UsdJpy Yesterday saw USDJPY tumble into fresh 15-year lows after last support at 82.87 (15 Sep low) gave way and allowed the bears to drive us down to 82.12. We now see a potential bearish flag pattern being carved out on the hourly chart, meaning that if we see another plunge through 82.15 then we’ll be getting short and aiming for a target below at 81.25. As stated yesterday, on the downside there are really only two things to consider; 1) the massive void between here and next possible supports and 2) where the BoJ might step in to intervene. Alas we can only hazard guesses on the latter point, but we have long stated that intervention is unlikely to prevent further JPY gains, only slow them temporarily (as such, we’re willing to risk wide stops on small positions). In terms of possible supports, 80.00 represents a major psychological level, and not far beyond there 79.76 is where the pair bottomed out in 1995 –the last time we were down at such depressed levels. Plenty of supply is still lurking up above us; first up will be around 82.87 (break-out level), 83.15 former support, then 84.00 (5 Oct high), 84.64 (50-day moving average), 85.40 (24 Sep high), 85.90 (ceiling of supply since mid-August), 86.50 (5 Aug high), 86.90, and 88.07.

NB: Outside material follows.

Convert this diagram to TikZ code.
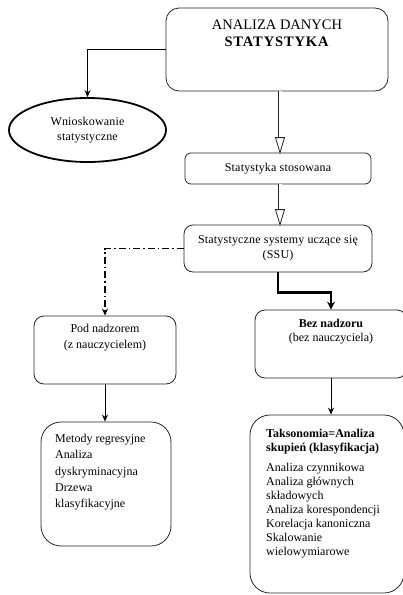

UsdChf After the scintillating news yesterday that USDCHF had dipped to new all-time lows of 0.9556, the pair actually spent most of yesterday squeezing higher towards 0.9710. Fortunately for us bears, that 0.9710 former support has been sufficient to contain the rally for now, and all still looks good for a continuation of the bearish trend. Selling on rallies like this still looks attractive to us, notable levels on the topside are 0.9740 (a vibration of the current downtrend channel), 0.9845 (last Friday’s high), then 0.9920 (26 Nov 2009 low). It’s looking increasingly unlikely that we see levels anywhere close to parity in the near term, but if we do then it would be a fantastic level to sell into, protected by resistance at 1.0120 (20 Sep high), 1.0185 (17 Sep ceiling), then 1.0278 (10 Sep high) and 1.0340 (last seen on 24 Aug). Our fundamental strategy view is looking for a year-end target of 0.9500, but really when you’re dealing with barren territory on the charts there really is no technical estimate for the final destination.